Yang Lain Sibuk Beri ‘Parsel’ Lebaran, Yang Ini Imbau Jangan

Foto: tribunnews.com

idealoka.com – Sudah mafhum dan lazim, antar orang, lembaga, perusahaan, instansi pemerintah, dan sebagainya saling tukar parsel atau bingkisan menjelang Lebaran atau Hari Raya Idul Fitri. Itu bagian dari cara menjaga pertemanan dan silaturahim, kata mereka.

Namun yang satu ini punya pandangan lain mengenai profesi wartawan atau jurnalis dengan pemberian uang atau barang dari orang atau lembaga, termasuk dalam konteks parsel Lebaran baik berupa uang atau barang.

Aliansi Jurnalis Independen (AJI) mengimbau wartawan tak berharap atau berburu parsel lebaran dari siapapun. Sebaliknya, orang atau lembaga tak perlu memberi parsel lebaran ke kalangan wartawan.

Tulisan dibawah ini adalah landasan hukum dan etik mengapa AJI memandang berbeda dalam memperlakukan wartawan dan parsel lebaran yang dikategorikan bagian dari suap meski dalam konteks menjaga pertemanan atau silaturahim:

AJI Jember meminta kepada seluruh narasumber untuk berhenti memberi uang atau barang kepada wartawan atau jurnalis setiap momen sebelum Lebaran atau Hari Raya Idul Fitri.
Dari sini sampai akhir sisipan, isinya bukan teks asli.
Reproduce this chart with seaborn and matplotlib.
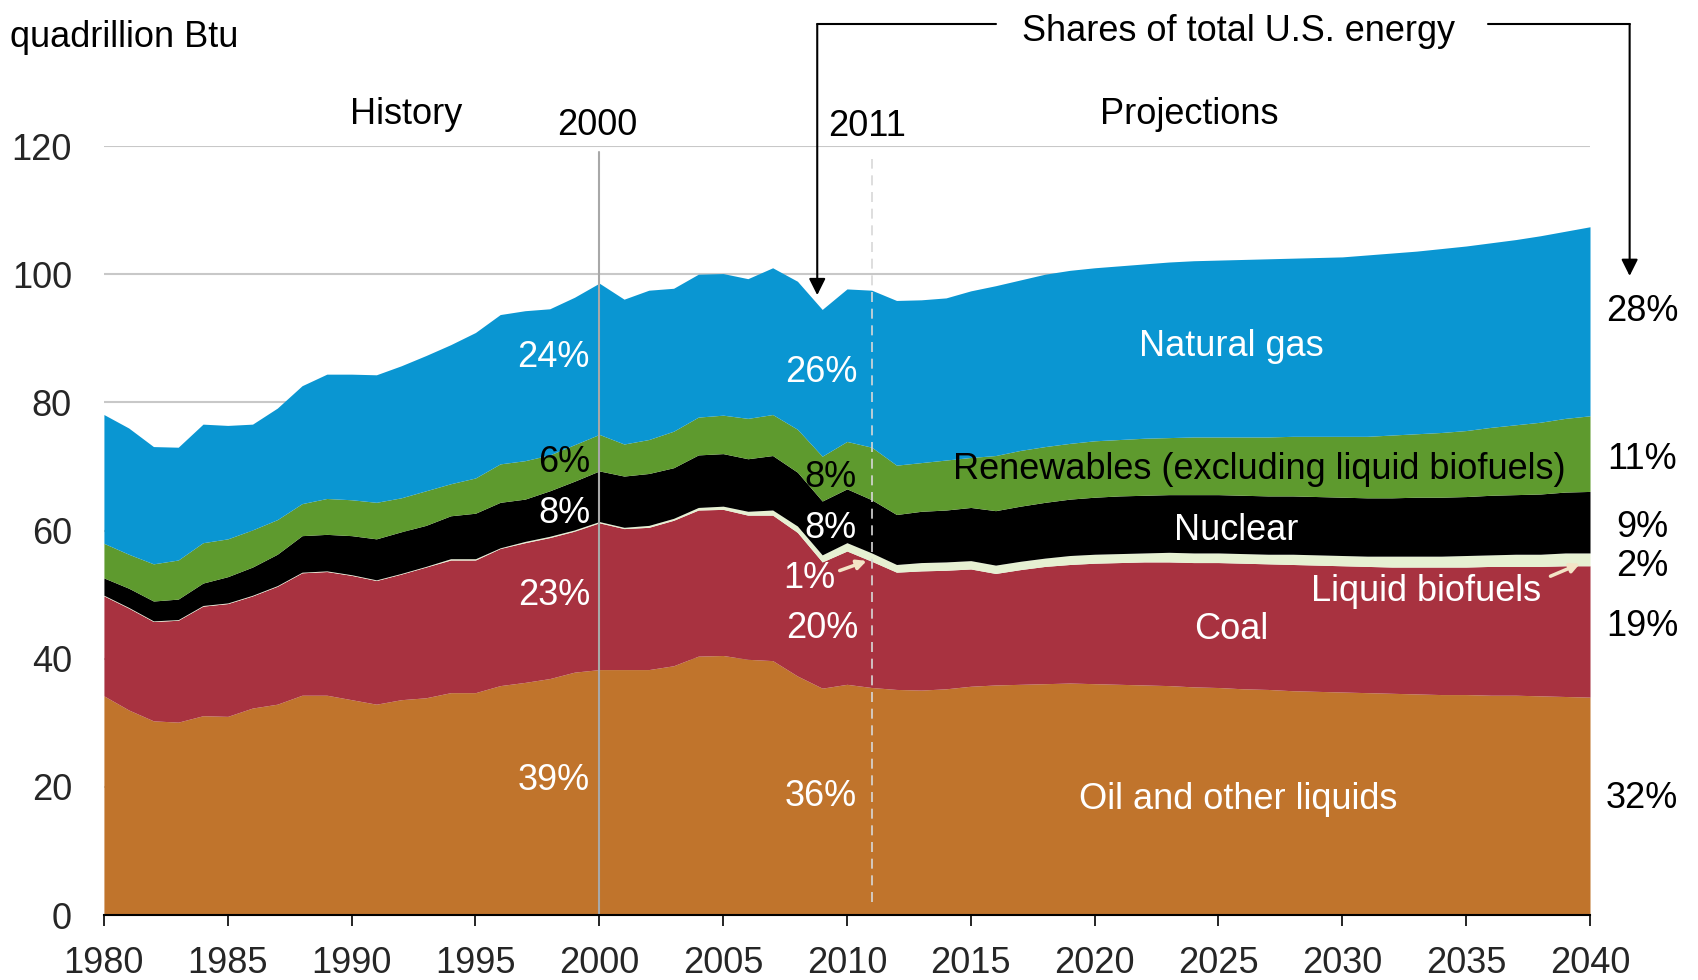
import numpy as np
import pandas as pd
import seaborn as sns
import matplotlib.pyplot as plt

years = list(range(1980, 2041))

oil = [34.2, 32.0, 30.3, 30.1, 31.1, 31.0, 32.3, 32.9, 34.3, 34.3,
       33.6, 32.9, 33.6, 33.9, 34.7, 34.7, 35.8, 36.3, 36.9, 37.9,
       38.3, 38.3, 38.3, 38.9, 40.4, 40.5, 39.9, 39.7, 37.3, 35.4,
       36.0, 35.5, 35.2, 35.1, 35.3, 35.7, 35.9, 36.0, 36.1, 36.2,
       36.1, 36.0, 35.9, 35.8, 35.6, 35.5, 35.3, 35.2, 35.0, 34.9,
       34.8, 34.7, 34.6, 34.5, 34.4, 34.4, 34.3, 34.3, 34.2, 34.1, 34.0]
coal = [15.6, 15.9, 15.5, 15.9, 17.1, 17.6, 17.5, 18.4, 19.1, 19.3,
        19.4, 19.3, 19.6, 20.4, 20.7, 20.7, 21.4, 21.8, 22.0, 22.0,
        22.9, 22.0, 22.2, 22.7, 22.8, 22.8, 22.5, 22.7, 22.4, 19.7,
        20.8, 19.7, 18.3, 18.6, 18.5, 18.3, 17.4, 17.9, 18.3, 18.5,
        18.8, 19.0, 19.2, 19.3, 19.4, 19.5, 19.6, 19.6, 19.7, 19.7,
        19.7, 19.7, 19.7, 19.8, 19.9, 19.9, 20.1, 20.1, 20.2, 20.4, 20.5]
biofuels = [0.1, 0.1, 0.1, 0.1, 0.1, 0.1, 0.1, 0.1, 0.1, 0.1,
            0.1, 0.1, 0.1, 0.1, 0.2, 0.2, 0.1, 0.2, 0.2, 0.2,
            0.2, 0.2, 0.3, 0.3, 0.4, 0.5, 0.6, 0.8, 1.0, 1.1,
            1.3, 1.3, 1.2, 1.3, 1.3, 1.3, 1.3, 1.3, 1.3, 1.4,
            1.4, 1.4, 1.4, 1.5, 1.5, 1.5, 1.5, 1.5, 1.6, 1.6,
            1.6, 1.6, 1.7, 1.7, 1.7, 1.8, 1.8, 1.9, 1.9, 2.0, 2.0]
nuclear = [2.7, 3.0, 3.1, 3.2, 3.5, 4.1, 4.4, 4.9, 5.7, 5.7,
           6.1, 6.4, 6.5, 6.4, 6.7, 7.1, 7.1, 6.6, 7.1, 7.6,
           7.9, 8.0, 8.1, 7.9, 8.2, 8.2, 8.2, 8.5, 8.4, 8.4,
           8.4, 8.3, 7.8, 8.0, 8.1, 8.3, 8.5, 8.6, 8.7, 8.8,
           8.9, 9.0, 9.0, 9.0, 9.1, 9.1, 9.1, 9.1, 9.1, 9.1,
           9.1, 9.1, 9.1, 9.2, 9.2, 9.2, 9.3, 9.3, 9.4, 9.5, 9.6]
renewables = [5.4, 5.3, 5.8, 6.1, 6.3, 5.9, 5.8, 5.4, 5.0, 5.6,
              5.6, 5.7, 5.3, 5.4, 5.0, 5.5, 6.0, 6.0, 5.6, 5.7,
              5.7, 5.0, 5.3, 5.7, 5.9, 6.0, 6.3, 6.4, 6.7, 7.0,
              7.4, 8.2, 7.7, 7.6, 7.8, 7.8, 8.6, 8.7, 8.7, 8.7,
              8.8, 8.8, 8.9, 8.9, 9.0, 9.0, 9.1, 9.2, 9.3, 9.4,
              9.5, 9.6, 9.8, 9.9, 10.1, 10.3, 10.6, 10.9, 11.2, 11.5, 11.8]
natural_gas = [20.1, 19.7, 18.3, 17.6, 18.5, 17.7, 16.5, 17.4, 18.4, 19.4,
               19.6, 19.9, 20.6, 21.1, 21.7, 22.7, 23.3, 23.4, 22.8, 23.0,
               23.6, 22.6, 23.3, 22.3, 22.3, 22.1, 21.8, 22.9, 23.1, 22.9,
               23.8, 24.5, 25.7, 25.4, 25.3, 26.0, 26.5, 26.6, 26.9, 27.0,
               27.0, 27.1, 27.2, 27.4, 27.5, 27.6, 27.7, 27.8, 27.8, 27.9,
               28.0, 28.3, 28.4, 28.5, 28.7, 28.8, 28.8, 28.9, 29.1, 29.2, 29.5]

share_2000 = ["39%", "23%", "8%", "6%", "24%"]
share_2011 = ["36%", "20%", "1%", "8%", "8%", "26%"]
share_2040 = ["32%", "19%", "2%", "9%", "11%", "28%"]

df = pd.DataFrame({"year": years, "Oil and other liquids": oil, "Coal": coal,
                   "Liquid biofuels": biofuels, "Nuclear": nuclear,
                   "Renewables": renewables, "Natural gas": natural_gas})
series = ["Oil and other liquids", "Coal", "Liquid biofuels", "Nuclear", "Renewables", "Natural gas"]
colors = ["#C0742C", "#A83240", "#E6F0D2", "#000000", "#5E9A2E", "#0A96D2"]

sns.set_style("white")
plt.rcParams['font.family'] = ['Liberation Sans', 'DejaVu Sans']
FS = 26
DY = 0.55  # small nudge so text centres sit like the reference

fig = plt.figure(figsize=(16.98, 9.8), dpi=100)
ax = fig.add_axes([0.0612, 0.0663, 0.8752, 0.7847])

for yv in range(20, 121, 20):
    ax.axhline(yv, color="#c8c8c8", lw=1.5, zorder=0)

ax.stackplot(df["year"], *[df[s] for s in series], colors=colors, lw=0, zorder=2)

ax.set_xlim(1980, 2040)
ax.set_ylim(0, 120)
ax.set_xticks(range(1980, 2041, 5))
ax.set_yticks(range(0, 121, 20))
for side in ["top", "right", "left"]:
    ax.spines[side].set_visible(False)
ax.spines["bottom"].set_color("black")
ax.spines["bottom"].set_linewidth(1.5)
ax.spines["bottom"].set_zorder(5)
ax.tick_params(axis="x", length=8, width=1.2, color="black", direction="out", pad=14, labelsize=FS, bottom=True)
ax.tick_params(axis="y", length=0, pad=23, labelsize=FS)
ax.set_xlabel("")
ax.set_ylabel("")

# history / projections dividers
ax.plot([2000, 2000], [0, 119], color="#a8a8a8", lw=1.5, zorder=4, clip_on=False)
ax.plot([2011, 2011], [2, 118], color="#d8d8d8", lw=1.2, ls=(0, (6, 4)), zorder=4, clip_on=False)


def label(x, y, s, color="black", ha="center"):
    ax.text(x, y - DY, s, color=color, fontsize=FS, ha=ha, va="center", clip_on=False)


label(1976.2, 137.5, "quadrillion Btu", ha="left")
label(1992.2, 125.5, "History")
label(1999.9, 123.8, "2000")
label(2010.8, 123.6, "2011")
label(2023.8, 125.5, "Projections")
label(2025.8, 138.4, "Shares of total U.S. energy")

# bracket with arrows
ax.plot([2008.8, 2016.0], [139.1, 139.1], color="black", lw=1.5, clip_on=False)
ax.plot([2035.9, 2041.6], [139.1, 139.1], color="black", lw=1.5, clip_on=False)
ax.annotate("", xy=(2008.8, 96.3), xytext=(2008.8, 139.35),
            arrowprops=dict(arrowstyle="-|>", color="black", lw=1.5, mutation_scale=25), annotation_clip=False)
ax.annotate("", xy=(2041.6, 99.3), xytext=(2041.6, 139.35),
            arrowprops=dict(arrowstyle="-|>", color="black", lw=1.5, mutation_scale=25), annotation_clip=False)

# shares for 2000
pos_2000 = [(1998.15, 21.6, "white"), (1998.2, 50.4, "white"), (1998.6, 63.2, "white"),
            (1998.6, 71.2, "black"), (1998.15, 87.5, "white")]
for (x, y, c), s in zip(pos_2000, share_2000):
    label(x, y, s, c)

# shares for 2011
pos_2011 = [(2008.95, 19.1, "white"), (2009.0, 45.3, "white"), (2008.5, 53.1, "white"),
            (2009.35, 60.8, "white"), (2009.35, 68.8, "black"), (2008.95, 85.2, "white")]
for (x, y, c), s in zip(pos_2011, share_2011):
    label(x, y, s, c)

# shares for 2040
pos_2040 = [18.8, 45.6, 54.9, 61.0, 71.7, 94.8]
for y, s in zip(pos_2040, share_2040):
    label(2042.1, y, s)

# series labels
label(2025.5, 89.2, "Natural gas", "white")
label(2026.65, 70.1, "Renewables (excluding liquid biofuels)")
label(2025.7, 60.5, "Nuclear", "white")
label(2033.4, 51.0, "Liquid biofuels", "white")
label(2025.5, 45.1, "Coal", "white")
label(2025.8, 18.6, "Oil and other liquids", "white")

arrow_col = "#F3E4C6"
ax.annotate("", xy=(2010.9, 55.4), xytext=(2009.6, 53.6),
            arrowprops=dict(arrowstyle="-|>", color=arrow_col, lw=2.5, mutation_scale=14))
ax.annotate("", xy=(2039.7, 55.0), xytext=(2038.3, 52.7),
            arrowprops=dict(arrowstyle="-|>", color=arrow_col, lw=2.5, mutation_scale=14))

plt.savefig("out.png", dpi=100)
plt.close()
Ketua AJI Jember Friska Kalia mengatakan tradisi pemberian uang atau barang dari orang atau lembaga pada wartawan itu selain melanggar aturan Dewan Pers dan berpotensi mempengaruhi independensi jurnalis.

Menurut Friska, pemberian uang atau barang pada jurnalis bukan menjadi kewajiban pejabat publik atau narasumber melainkan kewajiban perusahan media tempat wartawan bekerja. Ini sesuai Peraturan Menteri Ketenagakerjaan Nomor 6 Tahun 2016 tentang Tunjangan Hari Raya (THR) Keagamaan bagi Pekerja/Buruh di Perusahaan.

Tradisi pemberian THR dengan alasan apapun kepada jurnalis tetap tak bisa dibenarkan. Dasar hukumnya adalah pasal 7 ayat 2 Undang-Undang Pers Nomor 40 Tahun 1999 yang berbunyi wartawan Indonesia mentaati kode etik jurnalistik yang artinya wartawan tidak boleh menyalahgunakan profesi dan menerima suap.

“Suap yang dimaksud adalah segala bentuk pemberian baik uang, barang, dan fasilitas yang bisa mempengaruhi independensi jurnalis. Jadi THR itu bukan kewajiban narasumber dengan dalih apapun,” katanya melalui rilis yang diterima, 3 Juni 2018.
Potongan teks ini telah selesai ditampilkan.